A perfect conductor will completely shield the magnetic field. This is the cause of the famous Meissner effect where we see magnets floating over superconductors.
But ordinary conductors will only partially shield magnetic fields if they are constantly changing magnetic fields.
Thanks for the feedback on my answer:
There are a couple of tangled parts to this question, so I think the confusion lies with making assumptions about the original problem statement. So I am going to make assumptions about those assumptions.
This typical problem of a current carrying wire in a current carrying conduit is analogous to find the electric field with a point charge at the center and a sphere of charge. The point charge has an electric field we get from Coulomb's law, the charged shell contributes a zero field inside (all the fields from the charges on the spherical shell cancel in the interior) but has a field outside that's identical if all the charge was concentrated at the center.

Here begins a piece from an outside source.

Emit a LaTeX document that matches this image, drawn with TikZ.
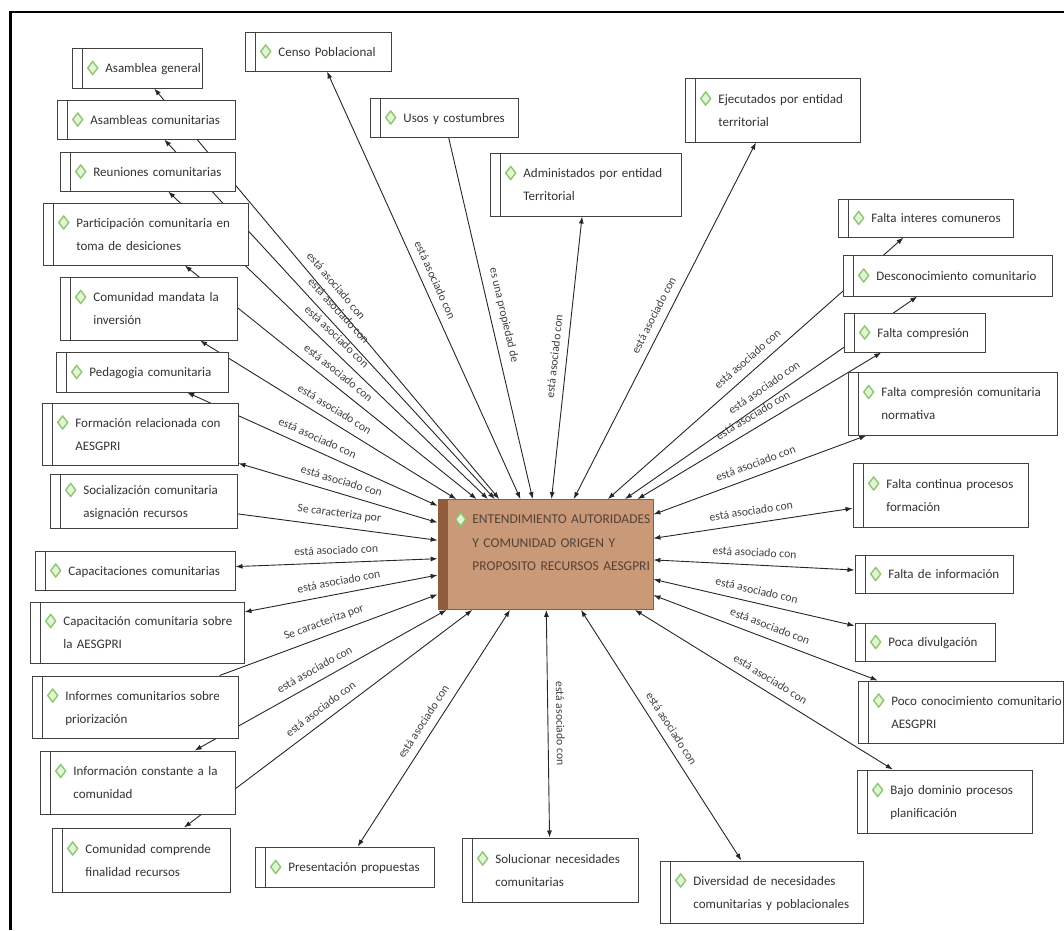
\documentclass[tikz,border=0pt]{standalone}
\usepackage{fontspec}
\setmainfont{Carlito}
\usetikzlibrary{arrows.meta, backgrounds}

\definecolor{boxline}{RGB}{65,65,65}
\definecolor{gemline}{RGB}{140,200,110}
\definecolor{gemfill}{RGB}{228,243,216}
\definecolor{entfill}{RGB}{201,153,120}
\definecolor{entdark}{RGB}{145,92,60}
\definecolor{enttext}{RGB}{85,66,55}

\newcommand{\gem}{\tikz[baseline={(0pt,-4.6pt)}]\draw[gemline, fill=gemfill, line width=1.4pt, line join=round] (0pt,6.6pt) -- (5pt,0pt) -- (0pt,-6.6pt) -- (-5pt,0pt) -- cycle;}
\newcommand{\ctext}[1]{\hspace*{15pt}\gem\kern7pt\begin{tabular}[t]{@{}l@{}}#1\end{tabular}}

\tikzset{
  cbox/.style 2 args={draw=boxline, fill=white, line width=1pt, inner sep=0pt,
    minimum width=#1pt, text width=#1pt, minimum height=#2pt, align=left,
    font=\fontsize{13}{23}\selectfont, text=black!80,
    path picture={\draw[boxline, line width=1pt] ([xshift=10pt]path picture bounding box.north west) -- ([xshift=10pt]path picture bounding box.south west);}},
  mainbox/.style={draw=entdark, fill=entfill, line width=0.8pt, inner sep=0pt,
    minimum width=215pt, text width=215pt, minimum height=110pt, align=left,
    font=\fontsize{13.5}{23.5}\selectfont, text=enttext,
    path picture={\fill[entdark] (path picture bounding box.north west) rectangle ([xshift=10pt]path picture bounding box.south west);}},
  link/.style={draw=black!85, line width=0.9pt},
  lab/.style={midway, sloped, above, inner xsep=1pt, inner ysep=8pt,
    font=\fontsize{11.7}{12}\selectfont, text=black!75},
}

\begin{document}
\begin{tikzpicture}[x=1pt, y=-1pt, >={Latex[length=7pt,width=5pt]}]
\useasboundingbox (0,0) rectangle (1064,930);
\draw[line width=2.5pt] (10.5,930) -- (10.5,12) -- (1064,12);

% nodo central
\node[mainbox] (ent) at (545.5,554.5) {\hspace*{17pt}\gem\kern6pt\begin{tabular}[t]{@{}l@{}}ENTENDIMIENTO AUTORIDADES\\Y COMUNIDAD ORIGEN Y\\PROPOSITO RECURSOS AESGPRI\\\strut\end{tabular}};

% columna izquierda
\node[cbox={130}{40}] (asg) at (137,68) {\ctext{Asamblea general}};
\node[cbox={178}{39}] (asc) at (146,119.5) {\ctext{Asambleas comunitarias}};
\node[cbox={175}{39}] (reu) at (147.5,171.5) {\ctext{Reuniones comunitarias}};
\node[cbox={205}{62}] (par) at (145.5,234) {\ctext{Participación comunitaria en\\toma de desiciones}};
\node[cbox={177}{63}] (cmi) at (148.5,308.5) {\ctext{Comunidad mandata la\\inversión}};
\node[cbox={172}{40}] (ped) at (142,372) {\ctext{Pedagogia comunitaria}};
\node[cbox={196}{62}] (frm) at (140,434) {\ctext{Formación relacionada con\\AESGPRI}};
\node[cbox={187}{54}] (soc) at (143.5,501.5) {\ctext{Socialización comunitaria\\asignación recursos}};
\node[cbox={200}{39}] (cap) at (135,570.5) {\ctext{Capacitaciones comunitarias}};
\node[cbox={214}{61}] (cas) at (137,632.5) {\ctext{Capacitación comunitaria sobre\\la AESGPRI}};
\node[cbox={206}{62}] (inf) at (135,707) {\ctext{Informes comunitarios sobre\\priorización}};
\node[cbox={195}{63}] (ict) at (137.5,782.5) {\ctext{Información constante a la\\comunidad}};
\node[cbox={178}{64}] (ccf) at (141,860) {\ctext{Comunidad comprende\\finalidad recursos}};

% abajo
\node[cbox={179}{40}] (pre) at (344.5,867) {\ctext{Presentación propuestas}};
\node[cbox={176}{64}] (sol) at (550,870) {\ctext{Solucionar necesidades\\comunitarias}};
\node[cbox={203}{62}] (dvs) at (761.5,892) {\ctext{Diversidad de necesidades\\comunitarias y poblacionales}};

% columna derecha
\node[cbox={175}{63}] (baj) at (944.5,801.5) {\ctext{Bajo dominio procesos\\planificación}};
\node[cbox={205}{62}] (poc) at (960.5,712) {\ctext{Poco conocimiento comunitario\\AESGPRI}};
\node[cbox={140}{38}] (pdv) at (925,642) {\ctext{Poca divulgación}};
\node[cbox={158}{38}] (fin) at (934,574) {\ctext{Falta de información}};
\node[cbox={175}{64}] (fcp) at (940.5,495) {\ctext{Falta continua procesos\\formación}};
\node[cbox={209}{63}] (fcn) at (952.5,403.5) {\ctext{Falta compresión comunitaria\\normativa}};
\node[cbox={141}{39}] (fco) at (914.5,332.5) {\ctext{Falta compresión}};
\node[cbox={209}{41}] (des) at (947.5,275.5) {\ctext{Desconocimiento comunitario}};
\node[cbox={175}{38}] (fic) at (925.5,218) {\ctext{Falta interes comuneros}};

% arriba
\node[cbox={175}{64}] (eje) at (772.5,110) {\ctext{Ejecutados por entidad\\territorial}};
\node[cbox={191}{63}] (adm) at (585.5,184.5) {\ctext{Administados por entidad\\Territorial}};
\node[cbox={148}{39}] (uso) at (444,117.5) {\ctext{Usos y costumbres}};
\node[cbox={146}{39}] (cpo) at (318,51.5) {\ctext{Censo Poblacional}};

% relaciones
\begin{scope}[on background layer]
\draw[link, <->] (asg) -- node[lab] {está asociado con} (ent);
\draw[link, <->] (asc) -- node[lab] {está asociado con} (ent);
\draw[link, <->] (reu) -- node[lab] {está asociado con} (ent);
\draw[link, <->] (par) -- node[lab] {está asociado con} (ent);
\draw[link, <->] (cmi) -- node[lab] {está asociado con} (ent);
\draw[link, <->] (ped) -- node[lab] {está asociado con} (ent);
\draw[link, <->] (frm) -- node[lab] {está asociado con} (ent);
\draw[link, ->] (soc) -- node[lab] {Se caracteriza por} (ent);
\draw[link, <->] (cap) -- node[lab] {está asociado con} (ent);
\draw[link, <->] (cas) -- node[lab] {está asociado con} (ent);
\draw[link, ->] (inf) -- node[lab] {Se caracteriza por} (ent);
\draw[link, <->] (ict) -- node[lab] {está asociado con} (ent);
\draw[link, <->] (ccf) -- node[lab] {está asociado con} (ent);
\draw[link, <->] (pre) -- node[lab] {está asociado con} (ent);
\draw[link, <->] (sol) -- node[lab] {está asociado con} (ent);
\draw[link, <->] (dvs) -- node[lab] {está asociado con} (ent);
\draw[link, <->] (baj) -- node[lab] {está asociado con} (ent);
\draw[link, <->] (poc) -- node[lab] {está asociado con} (ent);
\draw[link, <->] (pdv) -- node[lab] {está asociado con} (ent);
\draw[link, <->] (fin) -- node[lab] {está asociado con} (ent);
\draw[link, <->] (fcp) -- node[lab] {está asociado con} (ent);
\draw[link, <->] (fcn) -- node[lab] {está asociado con} (ent);
\draw[link, <->] (fco) -- node[lab] {está asociado con} (ent);
\draw[link, <->] (des) -- node[lab] {está asociado con} (ent);
\draw[link, <->] (fic) -- node[lab] {está asociado con} (ent);
\draw[link, <->] (eje) -- node[lab] {está asociado con} (ent);
\draw[link, <->] (adm) -- node[lab] {está asociado con} (ent);
\draw[link, ->] (uso) -- node[lab] {es una propiedad de} (ent);
\draw[link, <->] (cpo) -- node[lab] {está asociado con} (ent);
\end{scope}
\end{tikzpicture}
\end{document}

In the problem of a wire inside a hollow cylinder, the magnetic field in region 1 is just the magnetic field (using the usual long straight wire equation) from the wire in the center. The cylinder makes no contribution to the magnetic field in the interior. On the outside, the contribution of the field from the cylinder is also just like a long straight wire. The result is, we just add the two magnetic fields for region 3.
So I think the confusion is about how the cylinder doesn't contribute in the interior. This doesn't mean the conduit is cancelling the field, it just means the magnetic field is just due to the wire in that region. Just like the case of the spherical charged shell.